Once he invests, his methods are the same anywhere. “If you get my money, you also get me: It’s the same in China as it is in America.” He brings his experience in the telecommunications and information-technology industries as well as a network of contacts in Silicon Valley and on Wall Street.

 

Jim Miller, chairman and chief executive of China Elite Ltd., a China-based market research company, didn’t disagree with Lee’s assessment of the venture market. If anything, he said, venture capitalists who are trying to invest in China are too much like their counterparts in the United States.

 

Miller, a former executive with UTStarcom, a California telecommunications company with Chinese plants, started China Elite in 2001. It helps U.S. technology companies such as Microsoft and Oracle identify sales leads, runs call centers for Chinese companies and researches Chinese TV viewing and advertising.

 

Miller courted venture capitalists when he started China Elite – with little success. “Every VC firm I contacted was very interested, but I soon learned my first lesson about venture capital: Talk is cheap. We ended up getting most of our early funding from strategic partners and angel investors.”

 

Miller found American venture capitalists to be “very formulaic in what they wanted to invest in.” Mostly, they wanted assurances that they would have an exit – that is, an ability to sell their shares and, ideally, chalk up a gain – within five to ten years. And that’s just not possible in a developing economy such as China’s, Miller argued.

 

Steve Sammut, a venture partner at Burrill & Co. and a lecturer at Wharton, seconded Miller’s remarks. “There’s a groupthink among VCs; they’re interested only in a finite number of business models,” he said. “And if you are trying to build a national economy, the last thing you want is to adopt a Silicon Valley model of venture capital. We are building the industry de novo in China, and we will need new approaches.”

 

Miller conceded, however, that venture capitalists need to have clear exits, even if the investment horizons are greater in China. As of today, the Chinese financial markets aren’t developed enough to give them many options.

 

“Right now, we’re at the low point in terms of exit availability,” he noted. The Hong Kong Stock Market has opened its doors to mainland companies. And as companies from the People’s Republic sell stock there, venture capitalists should be able to sell their shares. The trouble is, some foreign investors are wary of stocks traded on the Hong Kong exchange because its registration requirements aren’t as strict as those of the New York Stock Exchange and the NASDAQ. According to Miller, The People’s Republic has a stock exchange of its own, but “it’s been primarily a vehicle for state-owned companies to sell shares. It’s a highly manipulated market with relatively high P/E ratios. But as foreign investors start pressing for reform, that will become a major source of raising capital from the Chinese consumer.”

 

A third exit option for Chinese companies is to be acquired.

 

Until capital markets become well established, the Chinese may have to rely largely on themselves – and on relatives abroad – to finance their ventures, the panelists agreed.

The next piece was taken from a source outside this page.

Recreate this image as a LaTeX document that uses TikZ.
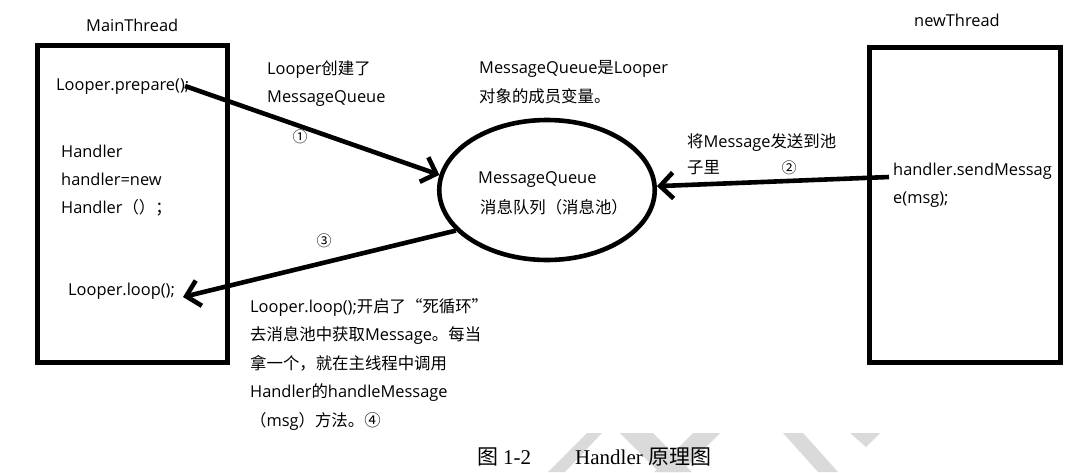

That’s what they have done historically, said Lee, who was born in China. “There are 55 million overseas Chinese, and they have always been a big source for repatriation [of money].”

 

Added Avison: “For many years, we saw a lot of people leaving China, but now we are seeing people staying in the U.S. for awhile and then taking their expertise back home. That intellectual capital is going to build a bridge. Financial capital is very important, but it’s not only dollars China needs. It’s also people with financial knowledge.”